Additional Information
Book Details
Abstract
In the current model of health dispensation in South Africa there are two major paradigms, the spirit-inspired tradition of izangoma sinyanga and biomedicine. These operate at best in parallel, but more often than not are at odds with one another. This book, based on the author’s personal experience as a practitioner of traditional African medicine, considers the effects of the absence of spirit in biomedicine on collaborative relationships. Given the unprecedented challenge of the HIV/AIDS epidemic in the country, the author suggests that more cooperation is vital. Taking a critical look at the role of anthropology in this endeavor, she proposes the development of a “language of spirit” by means of which the spirit-inspired aetiology of izangoma sinyanga may be made comprehensible to academic scientists and applicable to medical interventions. The author discusses white izangoma in the context of current debates on healing and hybridity and insists that there exists a powerful role for izangoma in the realm of societal healing. Above all, the book constitutes a start in what the author hopes will develop into an ongoing intellectual conversation between traditional African healing, academe, and biomedicine in South Africa.
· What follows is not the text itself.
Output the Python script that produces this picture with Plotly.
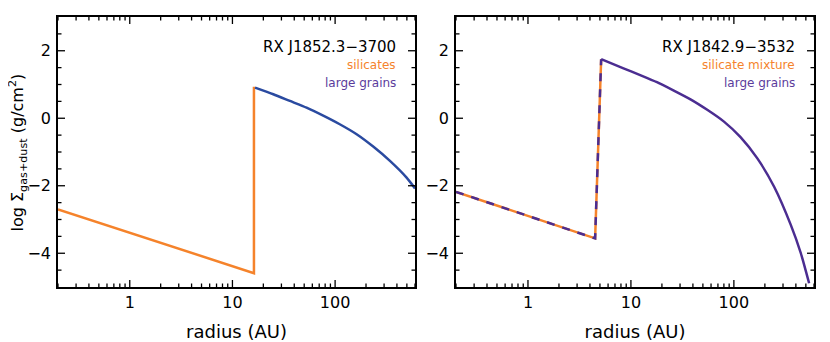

Jo Thobeka Wreford accepted a community architectural post in Zimbabwe in 1992, where she met the Xhosa healer with whom, in 2001, she graduated as a sangoma. She now divides her time between her healing practice and research in sangoma and HIV/AIDS at the University of Cape Town. In 2004 she was awarded a Research Scholarship with the AIDS and Society Research Unit (ASRU), Centre for Social Science Research (CSSR) at the University of Cape Town.